В те времена все нацистские главари метали против нас громы и молнии. Общественное мнение Германии было против нас, и это не могло позволить фюреру самому прийти к мысли, что надо обласкать турок. Хотя мы знали, что в душе он нас уважает и особенно восхищается Ататюрком, но после заключения нами пакта о взаимопомощи с англичанами и французами эти его чувства должны были напоминать «разочарование от любви».
Об этом свидетельствовали бурная деятельность Вильгельмштрассе и организация пятой колонны в Турции.

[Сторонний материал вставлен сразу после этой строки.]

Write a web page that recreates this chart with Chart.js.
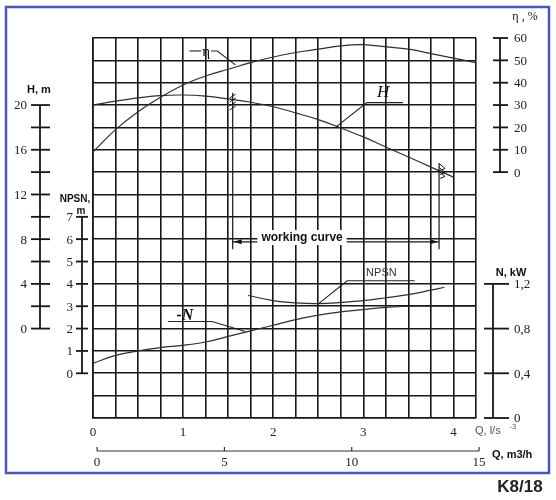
<!DOCTYPE html>
<html>
<head>
<meta charset="utf-8">
<script src="https://cdn.jsdelivr.net/npm/chart.js@4.4.0/dist/chart.umd.min.js"></script>
<style>
  html, body { margin: 0; padding: 0; background: #fff; }
  canvas { display: block; }
</style>
</head>
<body>
<canvas id="pumpChart" width="556" height="500"></canvas>
<script>
// grid: Q in l/s every 0.25, 17 rows
const gridQ = [0, 0.25, 0.5, 0.75, 1, 1.25, 1.5, 1.75, 2, 2.25, 2.5, 2.75, 3, 3.25, 3.5, 3.75, 4, 4.25];
const gridRows = [0, 1, 2, 3, 4, 5, 6, 7, 8, 9, 10, 11, 12, 13, 14, 15, 16, 17];
const flowLabels = [0, 1, 2, 3, 4];

// efficiency eta, %
const qEta = [0, 0.25, 0.5, 0.75, 1, 1.25, 1.5, 1.75, 2, 2.25, 2.5, 2.75, 3, 3.25, 3.5, 3.75, 4, 4.25];
const etaValues = [9, 19, 27, 33.5, 39, 43, 46, 49, 51.5, 53.5, 55, 56.5, 57, 56, 55, 53, 51, 49];

// head H, m
const qHead = [0, 0.25, 0.5, 0.75, 1, 1.25, 1.5, 1.75, 2, 2.25, 2.5, 2.75, 3, 3.25, 3.5, 3.75, 4];
const headValues = [20, 20.35, 20.65, 20.85, 20.9, 20.8, 20.55, 20.25, 19.85, 19.3, 18.7, 17.95, 17.15, 16.25, 15.35, 14.45, 13.55];

// power N, kW
const qPower = [0, 0.25, 0.5, 0.75, 1, 1.25, 1.5, 1.75, 2, 2.25, 2.5, 2.75, 3, 3.25, 3.5, 3.75, 4, 4.25];
const powerValues = [0.49, 0.56, 0.6, 0.63, 0.65, 0.68, 0.73, 0.78, 0.83, 0.88, 0.92, 0.95, 0.97, 0.99, 1.0, 1.0, 1.0, 1.0];

// NPSN, m
const qNpsh = [1.72, 2, 2.25, 2.5, 2.75, 3, 3.25, 3.5, 3.75, 3.9];
const npshValues = [3.48, 3.25, 3.15, 3.12, 3.17, 3.25, 3.38, 3.52, 3.72, 3.85];

// side scales
const headTicks = [0, 2, 4, 6, 8, 10, 12, 14, 16, 18, 20];
const headLabels = ['0', '', '4', '', '8', '', '12', '', '16', '', '20'];
const npshTicks = [0, 1, 2, 3, 4, 5, 6, 7];
const etaTicks = [0, 10, 20, 30, 40, 50, 60];
const powerTicks = [0, 0.4, 0.8, 1.2];
const powerLabels = ['0', '0,4', '0,8', '1,2'];
const flowM3hTicks = [0, 5, 10, 15];

// working range, l/s
const workRange = [1.55, 3.84];

const SERIF = '"Liberation Serif", "DejaVu Serif", serif';
const SANS = '"Liberation Sans", Arial, sans-serif';
const INK = '#161616';
const CURVE = '#2e2e2e';

function pts(qs, vs) {
    return qs.map((q, i) => ({ x: q, y: vs[i] }));
}

function poly(ctx, p) {
    ctx.beginPath();
    ctx.moveTo(p[0][0], p[0][1]);
    for (let i = 1; i < p.length; i++) ctx.lineTo(p[i][0], p[i][1]);
    ctx.stroke();
}

function sideAxis(ctx, scale, x, ticks, labels, t0, t1, labelX, align) {
    const top = scale.getPixelForValue(ticks[ticks.length - 1]);
    const bottom = scale.getPixelForValue(ticks[0]);
    ctx.strokeStyle = INK;
    ctx.lineWidth = 1.8;
    poly(ctx, [[x, top], [x, bottom]]);
    ctx.font = '13px ' + SERIF;
    ctx.fillStyle = '#222';
    ctx.textAlign = align;
    ctx.textBaseline = 'middle';
    ticks.forEach((v, i) => {
        const y = scale.getPixelForValue(v);
        poly(ctx, [[x + t0, y], [x + t1, y]]);
        if (labels[i] !== '') ctx.fillText(labels[i], labelX, y + 1);
    });
}

function arrowHead(ctx, x, y, dir) {
    ctx.beginPath();
    ctx.moveTo(x, y);
    ctx.lineTo(x - dir * 8, y - 2.5);
    ctx.lineTo(x - dir * 8, y + 2.5);
    ctx.closePath();
    ctx.fill();
}

const pumpDecor = {
    id: 'pumpDecor',
    beforeDraw(chart) {
        const ctx = chart.ctx;
        ctx.save();
        ctx.fillStyle = '#fff';
        ctx.fillRect(0, 0, chart.width, chart.height);
        ctx.restore();
    },
    afterDatasetsDraw(chart) {
        const { ctx, chartArea: area, scales } = chart;
        const px = q => scales.x.getPixelForValue(q);
        const py = r => scales.y.getPixelForValue(r);
        ctx.save();

        // margin axes
        sideAxis(ctx, scales.yH, area.left - 53, headTicks, headLabels, -9, 10, area.left - 66, 'right');
        sideAxis(ctx, scales.yNPSN, area.left - 11, npshTicks, npshTicks.map(String), -6, 6, area.left - 20, 'right');
        sideAxis(ctx, scales.yEta, area.right + 24, etaTicks, etaTicks.map(String), -7, 8, area.right + 38, 'left');
        sideAxis(ctx, scales.yN, area.right + 17, powerTicks, powerLabels, -9, 16, area.right + 38, 'left');

        // axis titles
        ctx.fillStyle = '#111';
        ctx.textBaseline = 'middle';
        ctx.font = 'bold 11px ' + SANS;
        ctx.textAlign = 'left';
        ctx.fillText('H, m', area.left - 66, scales.yH.getPixelForValue(20) - 15);
        ctx.font = 'bold 10px ' + SANS;
        ctx.textAlign = 'center';
        ctx.fillText('NPSN,', area.left - 18, scales.yNPSN.getPixelForValue(7) - 18);
        ctx.fillText('m', area.left - 12, scales.yNPSN.getPixelForValue(7) - 6);
        ctx.font = 'bold 11px ' + SANS;
        ctx.fillText('N, kW', area.right + 35, scales.yN.getPixelForValue(1.2) - 11);
        ctx.font = '12px ' + SERIF;
        ctx.fillText('\u03B7 , %', area.right + 49, area.top - 21);

        // flow in m3/h
        const xq = scales.xQ;
        const qy = area.bottom + 33;
        ctx.strokeStyle = '#333';
        ctx.lineWidth = 1.2;
        poly(ctx, [[xq.getPixelForValue(0), qy], [xq.getPixelForValue(15), qy]]);
        ctx.font = '13px ' + SERIF;
        ctx.fillStyle = '#222';
        flowM3hTicks.forEach(v => {
            const x = xq.getPixelForValue(v);
            poly(ctx, [[x, qy], [x, qy - 4]]);
            ctx.fillText(String(v), x, qy + 12);
        });
        ctx.font = 'bold 11px ' + SANS;
        ctx.textAlign = 'left';
        ctx.fillStyle = '#111';
        ctx.fillText('Q, m3/h', area.right + 16, qy + 4);
        ctx.font = '11px ' + SANS;
        ctx.fillStyle = '#555';
        ctx.fillText('Q, l/s', area.right - 1, area.bottom + 13);
        ctx.font = '7px ' + SANS;
        ctx.fillText('-3', area.right + 34, area.bottom + 9);

        // working curve range
        ctx.strokeStyle = INK;
        ctx.fillStyle = INK;
        ctx.lineWidth = 1.2;
        const xl = px(workRange[0]);
        const xr = px(workRange[1]);
        poly(ctx, [[xl, py(14.55)], [xl, py(7.55)]]);
        poly(ctx, [[xr, py(11.4)], [xr, py(7.55)]]);
        const ay = py(7.88);
        poly(ctx, [[xl, ay], [xr, ay]]);
        arrowHead(ctx, xl + 1, ay, -1);
        arrowHead(ctx, xr - 1, ay, 1);
        ctx.font = 'bold 12px ' + SANS;
        ctx.textAlign = 'center';
        const tx = px(2.32);
        const ty = py(8.05);
        const tw = ctx.measureText('working curve').width;
        ctx.fillStyle = '#fff';
        ctx.fillRect(tx - tw / 2 - 4, ty - 8, tw + 8, 15);
        ctx.fillStyle = '#111';
        ctx.fillText('working curve', tx, ty);

        // hatches at ends of working range
        ctx.lineWidth = 1;
        [0, 1, 2, 3].forEach(k => {
            const y = py(14.45) + k * 4;
            poly(ctx, [[xl - 3, y + 3], [xl + 3, y - 1]]);
        });
        [0, 1, 2].forEach(k => {
            const y = py(11.3) + k * 4;
            poly(ctx, [[xr, y - 2], [xr + 6, y + 3], [xr + 1, y + 5]]);
        });

        // curve labels with leaders
        ctx.strokeStyle = '#222';
        ctx.lineWidth = 1.1;
        poly(ctx, [[px(1.07), py(16.42)], [px(1.2), py(16.42)]]);
        poly(ctx, [[px(1.31), py(16.42)], [px(1.38), py(16.42)], [px(1.58), py(15.8)]]);
        ctx.fillStyle = '#111';
        ctx.font = '15px ' + SERIF;
        ctx.fillText('\u03B7', px(1.255), py(16.42) + 1);

        poly(ctx, [[px(3.44), py(14.11)], [px(3.04), py(14.11)], [px(2.69), py(13.0)]]);
        ctx.font = 'italic 17px ' + SERIF;
        ctx.fillText('H', px(3.22), py(14.55));

        poly(ctx, [[px(0.83), py(4.32)], [px(1.32), py(4.32)], [px(1.69), py(3.87)]]);
        ctx.font = 'bold italic 16px ' + SERIF;
        ctx.fillText('-N', px(1.02), py(4.55));

        poly(ctx, [[px(3.57), py(6.14)], [px(2.82), py(6.14)], [px(2.49), py(5.07)]]);
        ctx.font = '11px ' + SANS;
        ctx.fillStyle = '#333';
        ctx.fillText('NPSN', px(3.2), py(6.5));

        ctx.restore();
    },
    afterDraw(chart) {
        const ctx = chart.ctx;
        ctx.save();
        ctx.strokeStyle = '#4b55b6';
        ctx.lineWidth = 2.5;
        ctx.strokeRect(6, 7, 543, 466);
        ctx.fillStyle = '#222';
        ctx.font = 'bold 17px ' + SANS;
        ctx.textAlign = 'center';
        ctx.textBaseline = 'middle';
        ctx.fillText('K8/18', 520, 487);
        ctx.restore();
    }
};

function curve(data, axis) {
    return {
        data: data,
        yAxisID: axis,
        borderColor: CURVE,
        borderWidth: 1.2,
        pointRadius: 0,
        tension: 0.4,
        fill: false
    };
}

const gridStyle = { color: INK, lineWidth: 1.6, drawTicks: false };

new Chart(document.getElementById('pumpChart').getContext('2d'), {
    type: 'line',
    data: {
        datasets: [
            curve(pts(qEta, etaValues), 'yEta'),
            curve(pts(qHead, headValues), 'yH'),
            curve(pts(qPower, powerValues), 'yN'),
            curve(pts(qNpsh, npshValues), 'yNPSN')
        ]
    },
    options: {
        responsive: false,
        animation: false,
        devicePixelRatio: 1,
        layout: { padding: { left: 93, right: 80, top: 38, bottom: 60 } },
        plugins: { legend: { display: false }, tooltip: { enabled: false } },
        scales: {
            x: {
                type: 'linear',
                min: 0,
                max: 4.25,
                afterBuildTicks: s => { s.ticks = gridQ.map(v => ({ value: v })); },
                afterFit: s => { s.height = 22; },
                grid: gridStyle,
                border: { color: INK, width: 1.6 },
                ticks: {
                    autoSkip: false,
                    maxRotation: 0,
                    padding: 7,
                    color: '#222',
                    font: { family: SERIF, size: 13 },
                    callback: v => flowLabels.includes(v) ? String(v) : ''
                }
            },
            y: {
                min: 0,
                max: 17,
                afterBuildTicks: s => { s.ticks = gridRows.map(v => ({ value: v })); },
                afterFit: s => { s.width = 0; },
                grid: gridStyle,
                border: { color: INK, width: 1.6 },
                ticks: { display: false }
            },
            yH: { display: false, min: -8, max: 26 },
            yNPSN: { display: false, min: -2, max: 15 },
            yEta: { display: false, min: -110, max: 60 },
            yN: { display: false, min: 0, max: 3.4 },
            xQ: { display: false, type: 'linear', axis: 'x', position: 'bottom', min: -0.16, max: 14.88 }
        }
    },
    plugins: [pumpDecor]
});
</script>
</body>
</html>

Да, фон Папен знал, как пресечь эти действия, а затем и расположить к нам самого Гитлера. Проводить в накаленной атмосфере того периода политику смягчения было для обыкновенного дипломата не под силу. Однако фон Папен был обстрелянным солдатом и на протяжении всей своей жизни участвовал в целом ряде нечистоплотных и темных дел. Сейчас он играл роль незапятнанного, белоснежного голубя мира между Германией и Турцией. Когда дружеские отношения между красной Россией и нацистской Германией вдруг переросли в смертельную схватку, было организовано покушение на жизнь этого «голубя». Но у фон Папена была счастливая судьба! Покушение закончилось гибелью террориста, бросившего бомбу, и дало возможность начать громкий уголовный процесс, который мог бы испортить наши отношения с Россией. Все помнят, каким полем битвы между самыми яростными марксистскими диалектиками и юридической логикой турецких судей служил анкарский уголовный суд[79]. А фон Папен отделался легким испугом и вышел из этой истории героем дня. Как в официальных и дипломатических кругах, так и в народе его имя стало вызывать огромный интерес, авторитет его неизмеримо вырос, и личность стала даже легендарной. Многие стали воображать, будто победы вермахта на русском фронте одерживались под его командованием.
Мы можем твердить, что фон Папен старый волк, лиса или же «голубь мира», но в глазах всех он стал самым умным человеком, смелым героем и невинной жертвой. Он знал все тайны, и, что бы он ни говорил, все подтверждалось. Поэтому, когда в день нашествия немцев на Россию он заявил, что оно закончится полной победой через шесть недель, все поверили его словам как пророческим. И, хотя вместо шести недель прошло шесть месяцев, а затем и год, предвидения германского посла, то есть фон Папена, о «полной победе» все еще не ставились под сомнение.
К счастью, глава турецкого государства вместе с несколькими своими соратниками, взявшими на себя ответственность за наши действия, рассматривал события на восточном фронте совершенно под другим углом зрения. Он не придавал значения этим очковтирательским комментариям. Иначе вой сирен – сохрани господь! – подхватил бы наш корабль, и кто знает, о какую скалу он бы разбился.